(Dataset records)
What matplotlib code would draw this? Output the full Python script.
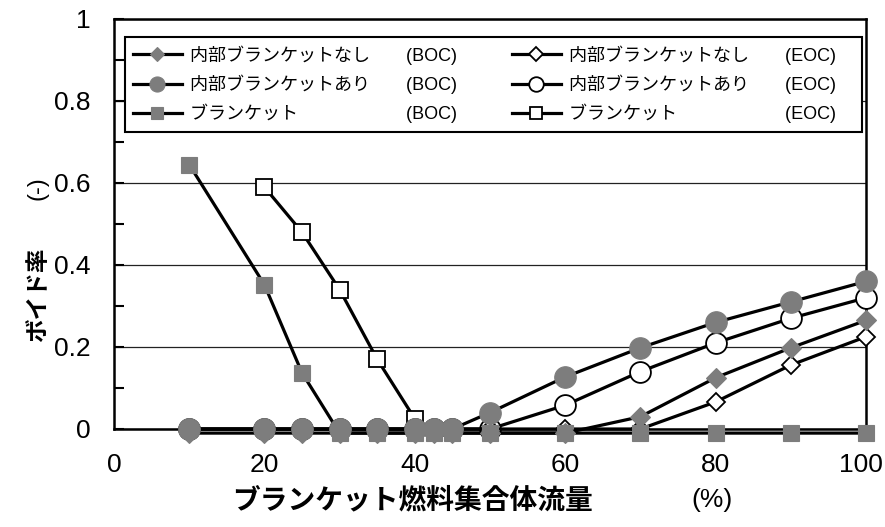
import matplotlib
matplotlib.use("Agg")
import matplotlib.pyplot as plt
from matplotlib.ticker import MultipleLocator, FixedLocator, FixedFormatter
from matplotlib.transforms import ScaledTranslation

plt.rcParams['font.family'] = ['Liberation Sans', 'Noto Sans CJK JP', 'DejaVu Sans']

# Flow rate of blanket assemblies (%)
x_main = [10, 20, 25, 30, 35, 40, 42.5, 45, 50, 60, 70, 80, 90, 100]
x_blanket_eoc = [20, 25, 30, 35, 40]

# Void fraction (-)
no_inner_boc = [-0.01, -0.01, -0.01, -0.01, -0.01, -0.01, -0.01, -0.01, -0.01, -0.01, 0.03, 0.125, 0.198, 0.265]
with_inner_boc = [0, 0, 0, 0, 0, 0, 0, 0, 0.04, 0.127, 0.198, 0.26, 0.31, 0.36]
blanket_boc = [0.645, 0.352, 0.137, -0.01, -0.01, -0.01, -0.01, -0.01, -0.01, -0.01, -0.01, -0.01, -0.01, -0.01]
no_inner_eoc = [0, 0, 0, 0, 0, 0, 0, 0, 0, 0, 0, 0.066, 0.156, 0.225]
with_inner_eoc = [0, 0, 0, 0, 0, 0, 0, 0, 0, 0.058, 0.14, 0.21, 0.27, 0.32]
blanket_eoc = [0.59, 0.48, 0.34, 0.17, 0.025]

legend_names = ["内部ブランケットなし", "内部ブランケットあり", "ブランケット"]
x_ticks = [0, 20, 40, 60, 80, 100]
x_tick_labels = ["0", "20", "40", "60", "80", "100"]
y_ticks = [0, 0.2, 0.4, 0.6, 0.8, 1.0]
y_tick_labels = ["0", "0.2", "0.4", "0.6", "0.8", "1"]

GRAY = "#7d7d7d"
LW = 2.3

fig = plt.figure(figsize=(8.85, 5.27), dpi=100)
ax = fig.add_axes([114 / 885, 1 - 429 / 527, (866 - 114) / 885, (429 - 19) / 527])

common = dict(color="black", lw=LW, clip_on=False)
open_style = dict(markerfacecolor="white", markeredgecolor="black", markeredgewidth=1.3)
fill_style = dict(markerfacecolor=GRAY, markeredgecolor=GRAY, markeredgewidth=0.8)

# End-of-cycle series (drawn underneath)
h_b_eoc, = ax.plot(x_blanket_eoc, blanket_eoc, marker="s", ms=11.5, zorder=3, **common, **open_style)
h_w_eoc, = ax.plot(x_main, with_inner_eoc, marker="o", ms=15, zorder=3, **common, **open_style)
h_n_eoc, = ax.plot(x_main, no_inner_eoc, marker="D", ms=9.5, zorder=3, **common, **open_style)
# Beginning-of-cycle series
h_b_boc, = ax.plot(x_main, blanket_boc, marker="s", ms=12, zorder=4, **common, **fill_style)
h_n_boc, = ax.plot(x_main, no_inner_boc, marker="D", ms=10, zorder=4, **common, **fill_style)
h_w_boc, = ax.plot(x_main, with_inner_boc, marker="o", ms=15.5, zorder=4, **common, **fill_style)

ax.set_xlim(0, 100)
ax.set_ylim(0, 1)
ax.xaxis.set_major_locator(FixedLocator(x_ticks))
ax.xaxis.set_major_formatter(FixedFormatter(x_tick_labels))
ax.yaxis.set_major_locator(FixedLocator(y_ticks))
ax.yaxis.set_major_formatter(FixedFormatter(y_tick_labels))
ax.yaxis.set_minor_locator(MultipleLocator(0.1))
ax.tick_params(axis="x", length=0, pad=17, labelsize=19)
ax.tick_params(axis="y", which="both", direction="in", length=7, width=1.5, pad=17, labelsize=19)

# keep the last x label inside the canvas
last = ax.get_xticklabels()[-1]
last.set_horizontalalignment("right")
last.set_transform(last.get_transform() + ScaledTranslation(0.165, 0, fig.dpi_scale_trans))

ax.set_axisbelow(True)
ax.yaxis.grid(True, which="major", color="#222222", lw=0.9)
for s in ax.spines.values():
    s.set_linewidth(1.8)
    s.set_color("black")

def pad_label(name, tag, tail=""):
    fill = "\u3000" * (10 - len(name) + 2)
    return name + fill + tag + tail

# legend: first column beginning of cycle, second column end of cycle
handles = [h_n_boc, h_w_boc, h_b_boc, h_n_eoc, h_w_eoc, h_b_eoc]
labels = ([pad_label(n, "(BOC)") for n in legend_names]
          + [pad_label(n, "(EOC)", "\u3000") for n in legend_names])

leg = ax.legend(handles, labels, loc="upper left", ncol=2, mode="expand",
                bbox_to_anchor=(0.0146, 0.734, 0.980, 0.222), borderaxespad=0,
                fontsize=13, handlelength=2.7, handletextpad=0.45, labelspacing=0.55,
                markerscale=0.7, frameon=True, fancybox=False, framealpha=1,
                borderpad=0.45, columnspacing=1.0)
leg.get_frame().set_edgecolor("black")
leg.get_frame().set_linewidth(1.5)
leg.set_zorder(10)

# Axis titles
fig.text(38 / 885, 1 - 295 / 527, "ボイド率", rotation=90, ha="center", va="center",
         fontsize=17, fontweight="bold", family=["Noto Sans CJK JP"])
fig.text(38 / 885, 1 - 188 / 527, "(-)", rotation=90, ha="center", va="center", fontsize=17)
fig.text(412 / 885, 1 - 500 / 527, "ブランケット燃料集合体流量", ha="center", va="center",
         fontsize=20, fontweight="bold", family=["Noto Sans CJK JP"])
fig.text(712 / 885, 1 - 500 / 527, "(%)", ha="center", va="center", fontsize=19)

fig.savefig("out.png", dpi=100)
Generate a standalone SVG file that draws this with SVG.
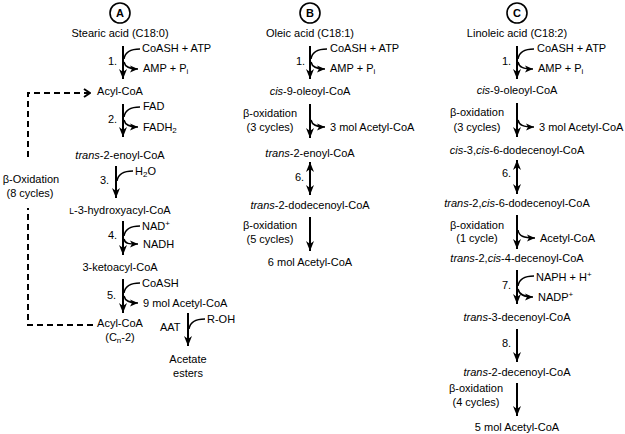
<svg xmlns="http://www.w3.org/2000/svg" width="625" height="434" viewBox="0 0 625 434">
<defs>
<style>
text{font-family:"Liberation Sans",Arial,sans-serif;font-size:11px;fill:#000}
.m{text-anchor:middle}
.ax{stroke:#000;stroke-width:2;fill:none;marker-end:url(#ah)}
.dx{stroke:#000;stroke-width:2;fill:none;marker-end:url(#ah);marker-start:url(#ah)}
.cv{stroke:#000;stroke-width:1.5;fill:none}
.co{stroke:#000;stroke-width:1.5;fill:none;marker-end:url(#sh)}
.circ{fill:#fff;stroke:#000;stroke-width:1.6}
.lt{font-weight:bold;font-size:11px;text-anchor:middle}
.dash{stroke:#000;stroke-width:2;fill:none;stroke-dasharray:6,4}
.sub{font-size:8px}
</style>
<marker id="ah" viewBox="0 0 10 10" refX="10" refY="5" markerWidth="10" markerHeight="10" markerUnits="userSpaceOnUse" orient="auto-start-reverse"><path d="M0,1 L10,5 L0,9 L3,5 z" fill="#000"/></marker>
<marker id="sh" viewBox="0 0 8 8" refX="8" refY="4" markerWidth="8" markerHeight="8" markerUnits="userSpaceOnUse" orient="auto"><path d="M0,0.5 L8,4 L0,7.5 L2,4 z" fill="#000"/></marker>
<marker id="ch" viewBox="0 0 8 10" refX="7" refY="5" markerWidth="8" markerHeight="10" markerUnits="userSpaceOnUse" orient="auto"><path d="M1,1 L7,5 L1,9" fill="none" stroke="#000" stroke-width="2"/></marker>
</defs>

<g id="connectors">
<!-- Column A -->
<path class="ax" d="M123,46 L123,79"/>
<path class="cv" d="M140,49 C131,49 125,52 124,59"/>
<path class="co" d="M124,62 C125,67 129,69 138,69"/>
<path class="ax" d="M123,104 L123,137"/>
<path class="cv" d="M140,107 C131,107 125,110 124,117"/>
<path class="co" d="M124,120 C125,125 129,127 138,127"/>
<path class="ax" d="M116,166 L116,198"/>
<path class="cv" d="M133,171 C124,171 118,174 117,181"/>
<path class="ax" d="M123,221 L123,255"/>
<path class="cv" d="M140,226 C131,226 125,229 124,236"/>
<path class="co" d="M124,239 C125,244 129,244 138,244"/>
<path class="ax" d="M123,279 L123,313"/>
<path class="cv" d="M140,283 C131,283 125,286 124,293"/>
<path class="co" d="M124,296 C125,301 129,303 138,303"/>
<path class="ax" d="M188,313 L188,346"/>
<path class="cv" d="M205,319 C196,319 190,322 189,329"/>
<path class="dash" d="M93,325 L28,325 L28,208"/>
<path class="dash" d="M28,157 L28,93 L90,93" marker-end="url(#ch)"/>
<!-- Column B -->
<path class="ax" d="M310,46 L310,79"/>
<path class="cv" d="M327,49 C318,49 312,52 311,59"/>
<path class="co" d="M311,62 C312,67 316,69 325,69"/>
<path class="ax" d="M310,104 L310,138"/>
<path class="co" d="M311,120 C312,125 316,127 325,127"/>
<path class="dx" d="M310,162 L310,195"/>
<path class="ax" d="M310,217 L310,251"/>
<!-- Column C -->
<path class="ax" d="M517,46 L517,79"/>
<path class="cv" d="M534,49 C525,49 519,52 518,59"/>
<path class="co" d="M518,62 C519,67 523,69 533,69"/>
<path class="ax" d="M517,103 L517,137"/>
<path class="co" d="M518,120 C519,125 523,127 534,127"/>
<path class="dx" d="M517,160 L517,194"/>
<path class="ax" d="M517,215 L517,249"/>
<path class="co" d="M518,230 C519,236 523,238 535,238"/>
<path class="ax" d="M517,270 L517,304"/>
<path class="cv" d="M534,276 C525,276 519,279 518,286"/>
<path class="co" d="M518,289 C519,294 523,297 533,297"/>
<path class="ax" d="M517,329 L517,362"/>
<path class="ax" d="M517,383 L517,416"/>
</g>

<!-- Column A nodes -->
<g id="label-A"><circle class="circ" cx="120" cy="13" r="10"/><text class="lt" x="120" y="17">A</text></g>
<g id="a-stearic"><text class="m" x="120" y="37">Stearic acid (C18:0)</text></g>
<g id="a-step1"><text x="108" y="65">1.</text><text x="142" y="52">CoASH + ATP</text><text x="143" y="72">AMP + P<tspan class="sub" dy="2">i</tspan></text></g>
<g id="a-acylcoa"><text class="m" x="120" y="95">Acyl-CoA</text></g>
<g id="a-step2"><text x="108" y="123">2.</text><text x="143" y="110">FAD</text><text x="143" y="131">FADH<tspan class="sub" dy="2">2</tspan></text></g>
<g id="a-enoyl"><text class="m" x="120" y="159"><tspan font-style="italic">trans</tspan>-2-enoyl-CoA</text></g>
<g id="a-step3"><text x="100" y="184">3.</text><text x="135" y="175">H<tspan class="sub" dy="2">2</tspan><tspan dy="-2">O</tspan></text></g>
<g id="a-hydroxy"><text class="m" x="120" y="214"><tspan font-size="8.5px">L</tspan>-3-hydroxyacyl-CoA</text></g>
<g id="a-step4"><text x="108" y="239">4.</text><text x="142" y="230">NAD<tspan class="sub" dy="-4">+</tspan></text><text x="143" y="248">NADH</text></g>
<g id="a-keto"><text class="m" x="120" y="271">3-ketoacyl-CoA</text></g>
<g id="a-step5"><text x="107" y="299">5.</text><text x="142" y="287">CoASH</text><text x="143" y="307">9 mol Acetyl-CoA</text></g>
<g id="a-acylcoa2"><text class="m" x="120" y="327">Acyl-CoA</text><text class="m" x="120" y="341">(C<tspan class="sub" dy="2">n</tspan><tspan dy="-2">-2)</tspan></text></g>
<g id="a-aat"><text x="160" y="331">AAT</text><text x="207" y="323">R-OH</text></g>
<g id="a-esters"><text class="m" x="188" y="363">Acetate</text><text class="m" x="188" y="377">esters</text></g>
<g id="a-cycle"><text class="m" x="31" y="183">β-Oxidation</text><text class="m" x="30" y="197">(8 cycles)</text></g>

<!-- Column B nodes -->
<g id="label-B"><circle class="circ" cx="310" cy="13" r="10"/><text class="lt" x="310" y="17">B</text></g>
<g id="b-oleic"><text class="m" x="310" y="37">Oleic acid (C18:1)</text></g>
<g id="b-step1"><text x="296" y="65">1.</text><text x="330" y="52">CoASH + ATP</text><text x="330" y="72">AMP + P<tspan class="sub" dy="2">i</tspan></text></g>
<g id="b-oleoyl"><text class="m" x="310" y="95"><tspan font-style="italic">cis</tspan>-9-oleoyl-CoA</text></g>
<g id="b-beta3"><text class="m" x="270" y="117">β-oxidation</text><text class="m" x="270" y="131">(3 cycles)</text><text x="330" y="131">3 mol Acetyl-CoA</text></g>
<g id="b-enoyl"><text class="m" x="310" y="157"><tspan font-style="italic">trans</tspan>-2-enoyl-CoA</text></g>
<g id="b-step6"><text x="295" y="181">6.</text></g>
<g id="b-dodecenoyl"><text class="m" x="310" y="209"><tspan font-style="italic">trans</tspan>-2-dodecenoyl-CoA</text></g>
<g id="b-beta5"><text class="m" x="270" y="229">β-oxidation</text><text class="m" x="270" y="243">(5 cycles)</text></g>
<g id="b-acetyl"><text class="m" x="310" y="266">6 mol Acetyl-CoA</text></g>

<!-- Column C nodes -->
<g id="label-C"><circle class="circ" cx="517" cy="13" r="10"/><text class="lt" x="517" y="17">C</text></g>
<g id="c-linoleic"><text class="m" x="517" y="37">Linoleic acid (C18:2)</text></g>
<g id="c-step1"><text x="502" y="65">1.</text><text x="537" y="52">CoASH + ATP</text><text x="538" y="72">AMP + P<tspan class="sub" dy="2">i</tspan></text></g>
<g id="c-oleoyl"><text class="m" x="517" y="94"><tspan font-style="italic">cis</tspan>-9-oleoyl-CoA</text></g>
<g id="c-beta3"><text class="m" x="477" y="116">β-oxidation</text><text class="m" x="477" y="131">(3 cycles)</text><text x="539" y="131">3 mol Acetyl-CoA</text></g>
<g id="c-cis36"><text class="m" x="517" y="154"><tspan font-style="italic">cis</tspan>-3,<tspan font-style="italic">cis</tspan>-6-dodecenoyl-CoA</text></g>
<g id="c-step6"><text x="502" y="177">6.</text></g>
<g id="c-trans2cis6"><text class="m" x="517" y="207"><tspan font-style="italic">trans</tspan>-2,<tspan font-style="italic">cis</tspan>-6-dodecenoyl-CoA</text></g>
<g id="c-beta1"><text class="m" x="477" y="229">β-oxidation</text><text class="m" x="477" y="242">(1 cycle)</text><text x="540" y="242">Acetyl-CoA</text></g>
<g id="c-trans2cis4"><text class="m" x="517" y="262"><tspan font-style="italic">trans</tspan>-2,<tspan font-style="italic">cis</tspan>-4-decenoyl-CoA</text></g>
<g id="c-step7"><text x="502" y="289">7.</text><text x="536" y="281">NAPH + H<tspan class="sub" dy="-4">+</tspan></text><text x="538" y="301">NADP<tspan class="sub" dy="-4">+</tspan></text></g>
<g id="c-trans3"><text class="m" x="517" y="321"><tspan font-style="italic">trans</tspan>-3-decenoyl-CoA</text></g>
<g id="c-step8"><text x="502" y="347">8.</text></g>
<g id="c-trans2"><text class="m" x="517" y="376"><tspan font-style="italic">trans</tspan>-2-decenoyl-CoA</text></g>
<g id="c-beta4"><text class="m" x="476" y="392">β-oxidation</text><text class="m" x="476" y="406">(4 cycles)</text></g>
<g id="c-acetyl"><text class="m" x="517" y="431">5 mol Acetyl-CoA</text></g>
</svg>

# [Task objective]
Reproduce, word for word, every line from the start of the records down to and including the line with "x_blanket_eoc = [20, 25, 30, 35, 40]"; skip the pictures.

# [Answer in full]
What matplotlib code would draw this? Output the full Python script.
import matplotlib
matplotlib.use("Agg")
import matplotlib.pyplot as plt
from matplotlib.ticker import MultipleLocator, FixedLocator, FixedFormatter
from matplotlib.transforms import ScaledTranslation

plt.rcParams['font.family'] = ['Liberation Sans', 'Noto Sans CJK JP', 'DejaVu Sans']

# Flow rate of blanket assemblies (%)
x_main = [10, 20, 25, 30, 35, 40, 42.5, 45, 50, 60, 70, 80, 90, 100]
x_blanket_eoc = [20, 25, 30, 35, 40]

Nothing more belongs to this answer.